# [EXERCISE TASK]
With pictures left out, retype the lines from the start of the records through the one that contains "var baseY = 319;".

(Charts and diagrams as code)
^^^^^^^^

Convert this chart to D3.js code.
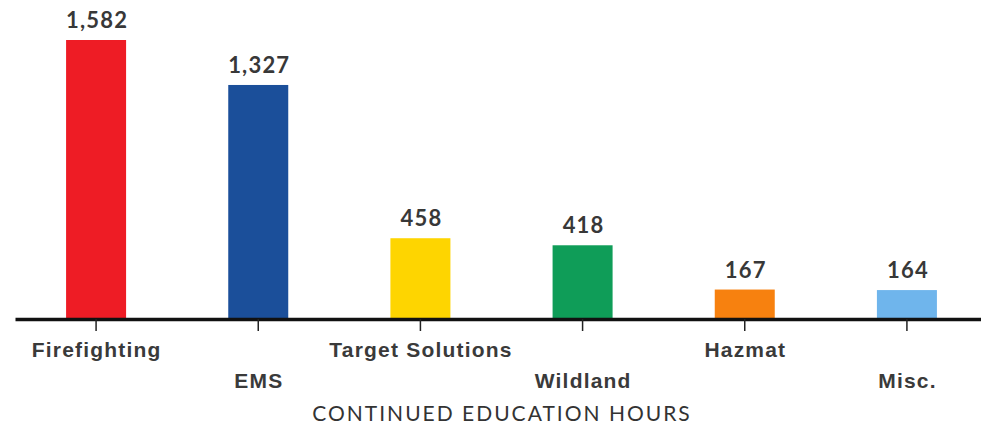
<!DOCTYPE html>
<html>
<head>
<meta charset="utf-8">
<script src="https://cdn.jsdelivr.net/npm/d3@7"></script>
<style>
    body { margin: 0; background: #fff; }
    svg { display: block; font-family: Lato, "Noto Sans", sans-serif; }
</style>
</head>
<body>
<div id="hoursChart"></div>
<script>
var categories = ["Firefighting", "EMS", "Target Solutions", "Wildland", "Hazmat", "Misc."];
var hours = [1582, 1327, 458, 418, 167, 164];
var barColors = ["#ee1c25", "#1b4f9a", "#fed500", "#0f9d58", "#f7810f", "#6fb5ec"];
var axisTitle = "CONTINUED EDUCATION HOURS";

var width = 981, height = 428;
var baseY = 319;

var svg = d3.select("#hoursChart")
    .append("svg")
    .attr("width", width)
    .attr("height", height);

var x = d3.scaleBand()
    .domain(categories)
    .range([15, 988])
    .paddingInner(0.63)
    .paddingOuter(0.315);

var y = d3.scaleLinear()
    .domain([0, d3.max(hours)])
    .range([baseY, 40]);

var data = categories.map(function (c, i) {
    return { name: c, value: hours[i], color: barColors[i] };
});

// bars
svg.selectAll("rect.bar")
    .data(data)
    .enter()
    .append("rect")
    .attr("class", "bar")
    .attr("x", function (d) { return x(d.name) })
    .attr("y", function (d) { return y(d.value) })
    .attr("width", x.bandwidth())
    .attr("height", function (d) { return baseY - y(d.value) })
    .attr("fill", function (d) { return d.color });

// value labels
svg.selectAll("text.val")
    .data(data)
    .enter()
    .append("text")
    .attr("class", "val")
    .attr("x", function (d) { return x(d.name) + x.bandwidth() / 2 + 1 })
    .attr("y", function (d) { return y(d.value) - 12 })
    .attr("text-anchor", "middle")
    .style("font-size", "22px")
    .style("font-weight", 700)
    .style("letter-spacing", "1.2px")
    .style("fill", "#383838")
    .text(function (d) { return d3.format(",")(d.value) });

// axis
var axis = svg.append("g")
    .attr("transform", "translate(0," + baseY + ")")
    .call(d3.axisBottom(x).tickSize(12).tickSizeOuter(0));

axis.select(".domain")
    .attr("stroke", "#111")
    .attr("stroke-width", 3.5);

axis.selectAll(".tick line")
    .attr("stroke", "#222")
    .attr("stroke-width", 1.5);

// staggered tick labels
axis.selectAll(".tick text")
    .attr("x", 0.6)
    .attr("y", function (d, i) { return i % 2 ? 54 : 23 })
    .style("font-size", "21px")
    .style("font-weight", 700)
    .style("letter-spacing", "1.2px")
    .style("fill", "#3a3a3a");

svg.append("text")
    .attr("x", 502)
    .attr("y", 421)
    .attr("text-anchor", "middle")
    .style("font-size", "21px")
    .style("letter-spacing", "2px")
    .style("fill", "#333")
    .text(axisTitle);
</script>
</body>
</html>
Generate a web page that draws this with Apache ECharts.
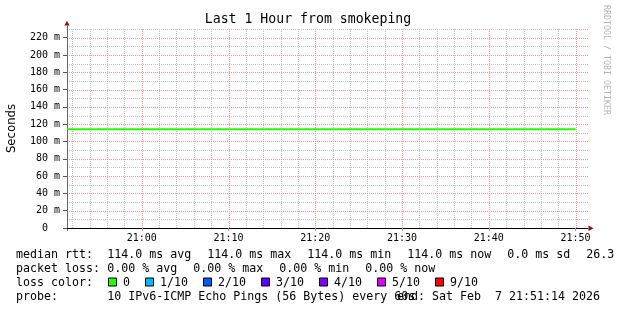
<!DOCTYPE html>
<html><head><meta charset="utf-8">
<script src="https://cdn.jsdelivr.net/npm/echarts@6/dist/echarts.min.js"></script>
<style>html,body{margin:0;padding:0;background:#fff}#c{width:617px;height:310px}</style>
</head><body><div id="c"></div>
<script>
// ---- data ----
const times = ['20:51:23', '21:00:00', '21:10:00', '21:20:00', '21:30:00', '21:40:00', '21:50:00'];
const medianRtt = [114, 114, 114, 114, 114, 114, 114]; // ms
const xRange = ['20:51:23', '21:51:26'];
const xMajorTicks = ['21:00', '21:10', '21:20', '21:30', '21:40', '21:50'];
const yRange = [0, 230];
const yMajorTicks = [0, 20, 40, 60, 80, 100, 120, 140, 160, 180, 200, 220];
const yMinorTicks = [10, 30, 50, 70, 90, 110, 130, 150, 170, 190, 210, 230];
const titleText = 'Last 1 Hour from smokeping';
const yTitle = 'Seconds';
const statRows = [
  ['median rtt:', ['114.0 ms avg', '114.0 ms max', '114.0 ms min', '114.0 ms now', '0.0 ms sd', '26.3']],
  ['packet loss:', ['0.00 % avg', '0.00 % max', '0.00 % min', '0.00 % now']]
];
const lossLabels = ['0', '1/10', '2/10', '3/10', '4/10', '5/10', '9/10'];
const lossColors = ['#26ff00', '#00b8ff', '#0059ff', '#5e00ff', '#7e00ff', '#dd00ff', '#ff0000'];
const probeText = '10 IPv6-ICMP Echo Pings (56 Bytes) every 60s';
const endText = 'end: Sat Feb  7 21:51:14 2026';
const watermark = 'RRDTOOL / TOBI OETIKER';

// ---- helpers ----
const toSec = s => { const p = s.split(':').map(Number); return p[0] * 3600 + p[1] * 60 + (p[2] || 0); };
const fmt = v => { const h = Math.floor(v / 3600), m = Math.round((v % 3600) / 60); return String(h).padStart(2, '0') + ':' + String(m).padStart(2, '0'); };
const xMin = toSec(xRange[0]), xMax = toSec(xRange[1]);
const majorX = xMajorTicks.map(toSec);
const minorX = [];
for (let t = Math.ceil(xMin / 120) * 120; t <= xMax; t += 120) if (t % 600 !== 0) minorX.push(t);

const MONO = "'DejaVu Sans Mono', monospace";
const CW = 7.0;
const legFont = '11.63px ' + MONO;
const MINOR = '#c4c4c4';
const MAJOR = '#f29696';
const seriesData = times.map((t, i) => [toSec(t), medianRtt[i]]);

// ---- graphics (texts) ----
const g = [];
g.push({ type: 'text', x: 308, y: 19.5, style: { text: titleText, font: '13.2px ' + MONO, fill: '#000', align: 'center', verticalAlign: 'middle' } });
g.push({ type: 'text', x: 606, y: 60, rotation: -Math.PI / 2, style: { text: watermark, font: '8.3px ' + MONO, fill: '#b4b4b4', align: 'center', verticalAlign: 'middle' } });
g.push({ type: 'polygon', shape: { points: [[64.3, 25.5], [69.7, 25.5], [67, 21]] }, style: { fill: '#8b1010' } });
g.push({ type: 'line', shape: { x1: 67.5, y1: 25.5, x2: 67.5, y2: 29 }, style: { stroke: '#666', lineWidth: 1 } });
g.push({ type: 'polygon', shape: { points: [[588.5, 225.5], [588.5, 231], [593.5, 228.2]] }, style: { fill: '#8b1010' } });
g.push({ type: 'line', shape: { x1: 67.5, y1: 228, x2: 67.5, y2: 231 }, style: { stroke: '#666', lineWidth: 1 } });
const rowY = [254.5, 268.5, 282.5, 296.5];
statRows.forEach((r, i) => {
  g.push({ type: 'text', x: 16, y: rowY[i], style: { text: r[0], font: legFont, fill: '#000', verticalAlign: 'middle' } });
  let x = 107.3;
  r[1].forEach(s => {
    g.push({ type: 'text', x: x, y: rowY[i], style: { text: s, font: legFont, fill: '#000', verticalAlign: 'middle' } });
    x += s.length * CW + 16;
  });
});
g.push({ type: 'text', x: 16, y: rowY[2], style: { text: 'loss color:', font: legFont, fill: '#000', verticalAlign: 'middle' } });
let bx = 108;
lossLabels.forEach((l, i) => {
  g.push({ type: 'rect', shape: { x: bx + 0.5, y: rowY[2] - 4.5, width: 8, height: 8 }, style: { fill: lossColors[i], stroke: '#000', lineWidth: 1 } });
  g.push({ type: 'text', x: bx + 15, y: rowY[2], style: { text: l, font: legFont, fill: '#000', verticalAlign: 'middle' } });
  bx += 15 + l.length * CW + 15;
});
g.push({ type: 'text', x: 16, y: rowY[3], style: { text: 'probe:', font: legFont, fill: '#000', verticalAlign: 'middle' } });
g.push({ type: 'text', x: 107.3, y: rowY[3], style: { text: probeText, font: legFont, fill: '#000', verticalAlign: 'middle' } });
g.push({ type: 'text', x: 600, y: rowY[3], style: { text: endText, font: legFont, fill: '#000', align: 'right', verticalAlign: 'middle' } });

// grid lines positioned through the axis scales (custom series)
const gridLines = (vals, vertical, color, z) => ({
  type: 'custom', coordinateSystem: 'cartesian2d', silent: true, z: z, clip: false,
  data: vals.map(v => vertical ? [v, yRange[0]] : [xMin, v]),
  renderItem: (params, api) => {
    const cs = params.coordSys;
    const p = api.coord([api.value(0), api.value(1)]);
    let shape;
    if (vertical) { const x = Math.round(p[0]) + 0.5; shape = { x1: x, y1: cs.y, x2: x, y2: cs.y + cs.height }; }
    else { const y = Math.round(p[1]) + 0.5; shape = { x1: cs.x, y1: y, x2: cs.x + cs.width, y2: y }; }
    return { type: 'line', shape: shape, style: { stroke: color, lineWidth: 1, lineDash: [1, 1], fill: null } };
  }
});

const chart = echarts.init(document.getElementById('c'), null, { renderer: 'canvas' });
chart.setOption({
  animation: false,
  backgroundColor: '#fff',
  grid: { left: 67, right: 29, top: 29, bottom: 82, containLabel: false, outerBoundsMode: 'none' },
  xAxis: [
    { type: 'value', min: xMin, max: xMax, position: 'bottom', z: 5,
      axisLine: { show: true, onZero: false, lineStyle: { color: '#000', width: 1 } },
      axisTick: { show: true, customValues: majorX, length: 3, lineStyle: { color: '#f08080' } },
      axisLabel: { show: true, customValues: majorX, formatter: fmt, margin: 5, fontFamily: MONO, fontSize: 10, color: '#000' },
      splitLine: { show: false } }
  ],
  yAxis: [
    { type: 'value', min: yRange[0], max: yRange[1], position: 'left', z: 5,
      name: yTitle, nameLocation: 'middle', nameGap: 49, nameRotate: 90,
      nameTextStyle: { fontFamily: "'DejaVu Sans', sans-serif", fontSize: 11.7, color: '#000' },
      axisLine: { show: true, onZero: false, lineStyle: { color: '#666', width: 1 } },
      axisTick: { show: true, customValues: yMajorTicks, length: 4, lineStyle: { color: '#555' } },
      axisLabel: { show: true, customValues: yMajorTicks, formatter: v => v === 0 ? '0  ' : v + ' m', margin: 7, fontFamily: MONO, fontSize: 10, color: '#000' },
      splitLine: { show: false } }
  ],
  series: [
    gridLines(minorX, true, MINOR, 1),
    gridLines(yMinorTicks, false, MINOR, 1),
    gridLines(majorX, true, MAJOR, 2),
    gridLines(yMajorTicks.filter(v => v > 0), false, MAJOR, 2),
    { type: 'line', showSymbol: false, z: 10,
      lineStyle: { color: '#26ff00', width: 2 }, data: seriesData }
  ],
  graphic: g
});
</script></body></html>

^^^^^^^^

# [IN RESPONSE]
Convert this chart to D3.js code.
<!DOCTYPE html>
<html>
<head>
<meta charset="utf-8">
<script src="https://cdn.jsdelivr.net/npm/d3@7"></script>
<style>
    body { margin: 0; background: #fff; }
    svg { display: block; font-family: Lato, "Noto Sans", sans-serif; }
</style>
</head>
<body>
<div id="hoursChart"></div>
<script>
var categories = ["Firefighting", "EMS", "Target Solutions", "Wildland", "Hazmat", "Misc."];
var hours = [1582, 1327, 458, 418, 167, 164];
var barColors = ["#ee1c25", "#1b4f9a", "#fed500", "#0f9d58", "#f7810f", "#6fb5ec"];
var axisTitle = "CONTINUED EDUCATION HOURS";

var width = 981, height = 428;
var baseY = 319;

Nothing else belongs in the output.